Yes, there is ugliness also. Humans in particular bring ugliness. Human cruelty, destructiveness, vulgarity, stupidity, etc. etc. is all so present. Yet the beauty of a lighted-filled sky is above that ugliness, both literally and figuratively. It transcends it.

There is, of course, a certain cruelty in the rest of Nature also. A few days ago, as I walked by the Mississippi River, I watched a hawk chase down a pigeon, and after a dramatic chase, captured it in its talons. Then, I saw a bald eagle from at least a half mile away rapidly soaring toward the hawk. It gave chase  a while and finally the hawk dropped its prize. The eagle, in one gloriously graceful movement, veered down and caught the pigeon in mid-air as it dropped and flew off with it.

Brutal for the pigeon, yes, and even for the hawk. But for me as a spectator it held something of the sublime. Ugliness, I think, belongs exclusively to human activity. Nature, even in the kind of cruelty I had just witnessed, retains its innocence. Hawk and eagle were just doing as natural evolution shaped them to do. And they did it with incredible grace.

Nature is often cruel to us humans, also. Disease, bad genes, a variety of natural disasters for a few examples. But none of this is according to plan. Its just the way of the world. It was not made for us nor we for it. It brought us forth. Not for any particular reason; Nature, it seems, is just wildly creative, and we are a part of that creation. The bad comes along with the good.

As I use them, the two words, ‘Nature’ and ‘God’ are synonyms. They both alike  refer to the source and ultimate context of the entire creational process of this world as well as the mystery that lies at its base. So I will change words here and talk of the beauty of God instead of the beauty of Nature.

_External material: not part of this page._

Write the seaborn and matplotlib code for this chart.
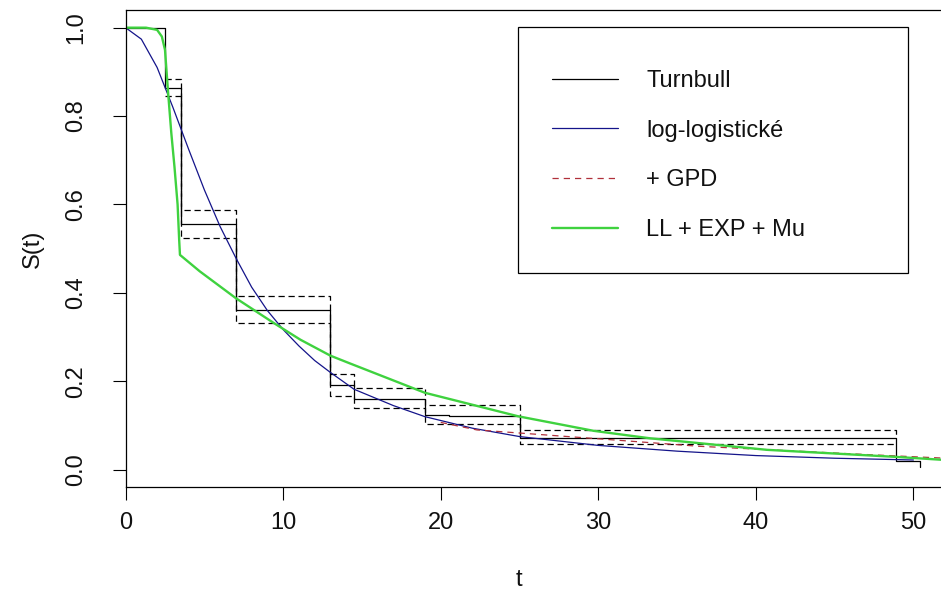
import matplotlib
matplotlib.use("Agg")
import matplotlib.pyplot as plt
from matplotlib.patches import Rectangle
import seaborn as sns

# ---- data ----
turnbull_t = [0.0, 2.5, 3.5, 7.0, 13.0, 14.5, 19.0, 20.5, 25.0, 48.9, 50.4]
turnbull_s = [1.0, 0.864, 0.557, 0.362, 0.191, 0.160, 0.124, 0.121, 0.072, 0.019, 0.007]

upper_t = [2.5, 3.5, 7.0, 13.0, 14.5, 19.0, 25.0, 48.9]
upper_s = [0.885, 0.588, 0.392, 0.216, 0.185, 0.146, 0.089, 0.075]

lower_t = [2.5, 3.5, 7.0, 13.0, 14.5, 19.0, 25.0, 48.9]
lower_s = [0.845, 0.524, 0.333, 0.167, 0.139, 0.104, 0.058, 0.058]

ll_t = [0, 1, 2, 3, 4, 5, 6, 7, 8, 9, 10, 11, 12, 13, 14.5, 17, 19, 22, 25, 30, 35, 40, 45, 50]
ll_s = [1.0, 0.974, 0.91, 0.82, 0.725, 0.633, 0.55, 0.479, 0.413, 0.36, 0.317, 0.28, 0.247,
        0.22, 0.182, 0.145, 0.12, 0.094, 0.075, 0.055, 0.042, 0.032, 0.026, 0.022]

gpd_t = [20.0, 22.3, 25.0, 30.0, 36.4, 41.5, 47.2, 51.75]
gpd_s = [0.107, 0.090, 0.083, 0.070, 0.053, 0.044, 0.034, 0.0265]

mix_t = [0, 1.3, 2.0, 2.3, 2.5, 2.7, 2.9, 3.1, 3.3, 3.4, 3.45, 4.7, 7.0, 9.4, 11.1, 13.0, 14.2,
         19.0, 24.9, 29.7, 33.3, 40.7, 48.9, 51.75]
mix_s = [1.0, 1.0, 0.995, 0.98, 0.95, 0.852, 0.762, 0.686, 0.60, 0.52, 0.486, 0.449, 0.388, 0.332,
         0.294, 0.258, 0.241, 0.174, 0.121, 0.088, 0.071, 0.045, 0.029, 0.0226]

labels = ["Turnbull", "log-logistické", "+ GPD", "LL + EXP + Mu"]
x_ticks = [0, 10, 20, 30, 40, 50]
y_ticks = [0.0, 0.2, 0.4, 0.6, 0.8, 1.0]

# ---- style ----
sns.set_style("white")
plt.rcParams["font.family"] = ["Liberation Sans", "DejaVu Sans"]
FS = 17

W, H = 941, 600
fig = plt.figure(figsize=(W / 100, H / 100), dpi=100)
left_px, top_px, bottom_px = 125.6, 10.0, 487.4
ax = fig.add_axes([left_px / W, (H - bottom_px) / H, (W - left_px) / W, (bottom_px - top_px) / H])


def line(x, y, **kw):
    sns.lineplot(x=x, y=y, ax=ax, estimator=None, sort=False, **kw)


line(turnbull_t, turnbull_s, color="black", lw=0.9, drawstyle="steps-post", label=labels[0])
line(upper_t, upper_s, color="black", lw=0.9, drawstyle="steps-post", dashes=False,
     linestyle=(0, (5, 3)), label="_nolegend_")
line(lower_t, lower_s, color="black", lw=0.9, drawstyle="steps-post", dashes=False,
     linestyle=(0, (5, 3)), label="_nolegend_")
line(ll_t, ll_s, color="#14148a", lw=0.9, label=labels[1])
line(gpd_t, gpd_s, color="#b0303a", lw=0.9, dashes=False, linestyle=(0, (5, 4)), label=labels[2])
line(mix_t, mix_s, color="#3fd23f", lw=1.7, label=labels[3])

ax.set_xlim(0, 51.75)
ax.set_ylim(-0.04, 1.04)
ax.set_xticks(x_ticks)
ax.set_xticklabels([str(v) for v in x_ticks])
ax.set_yticks(y_ticks)
ax.set_yticklabels([f"{v:.1f}" for v in y_ticks], rotation=90, va="center")
ax.tick_params(axis="both", which="both", direction="out", length=9.5, width=0.8,
               color="black", labelsize=FS, labelcolor="#111111", bottom=True, left=True)
ax.tick_params(axis="x", pad=8)
ax.tick_params(axis="y", pad=18)

for side in ["left", "bottom", "top"]:
    ax.spines[side].set_visible(True)
    ax.spines[side].set_color("black")
    ax.spines[side].set_linewidth(0.9)
ax.spines["right"].set_visible(False)

ax.set_xlabel("t", fontsize=FS, color="#111111")
ax.set_ylabel("S(t)", fontsize=FS, color="#111111")
ax.xaxis.label.set_va("center")
ax.yaxis.label.set_va("center")
ax.xaxis.set_label_coords(0.5 + (519 - (left_px + (W - left_px) / 2)) / (W - left_px),
                          -(580 - bottom_px) / (bottom_px - top_px))
ax.yaxis.set_label_coords(-(left_px - 33) / (W - left_px), 0.5)

# legend box (drawn inside the axes so the legend sits above it)
ax.add_patch(Rectangle((518 / W, 1 - 273 / H), 390 / W, 246 / H, transform=fig.transFigure,
                       facecolor="white", edgecolor="black", lw=0.9, zorder=3, clip_on=False))
handles, labs = ax.get_legend_handles_labels()
leg = ax.legend(handles, labs, loc="upper left", bbox_to_anchor=(552 / W, 1 - 70 / H),
                bbox_transform=fig.transFigure, frameon=False, borderpad=0, borderaxespad=0,
                handlelength=2.8, handletextpad=1.2, labelspacing=1.17, fontsize=FS)
leg.set_zorder(5)
for t in leg.get_texts():
    t.set_color("#111111")

fig.savefig("out.png", dpi=100)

I grew up Catholic and I still think of myself as a ‘black-sheep Catholic’. While I reject much of Catholicism, perhaps most of it, I retain a great respect for one of its aspects. This is how it valued beauty. That value led the church to support the creation of some of the most beautiful art, architecture, and music of Western Culture.

This adherence to beauty, to see in beauty a way to worship God and even enter communion with God, is something I find sadly lacking in so much American Protestantism, and even in modern Catholicism.

Part of this, lies in the idea that the beauty we take in through our senses is a lower form of beauty than that of such “spiritual” things as virtue, self-discipline and holiness. There is a truth to that, but none of that negates the beauty of the world that we do take in through the senses. In my experience, to love such beauty is indeed a “way to worship God.” (Though the idea that a god in any form would have use for human worship strikes me as absurd.)

Jesus gave as the highest commandment that we should love God with our whole heart and soul and love our neighbor as yourself. Amen to that.

It is only through the beauty of the world that I can love God deeply and joyfully, for it is easy to love that which we find beautiful, and it is easy to find beauty in that which we love. And it is only through that love of God, the source and ultimate context of this world, that I can approach the much harder task of loving my fellow human beings, despite the ugliness they bring into the world.

Perhaps from a ‘god’s-eye’ perspective, a perspective that sees through time, humans are just as innocent as the hawk and eagle. Perhaps we behave just as natural evolution shaped us to do. Unfortunately I don’t have a ‘god’s-eye’ perspective, so I can only wonder and gaze at light filled clouds.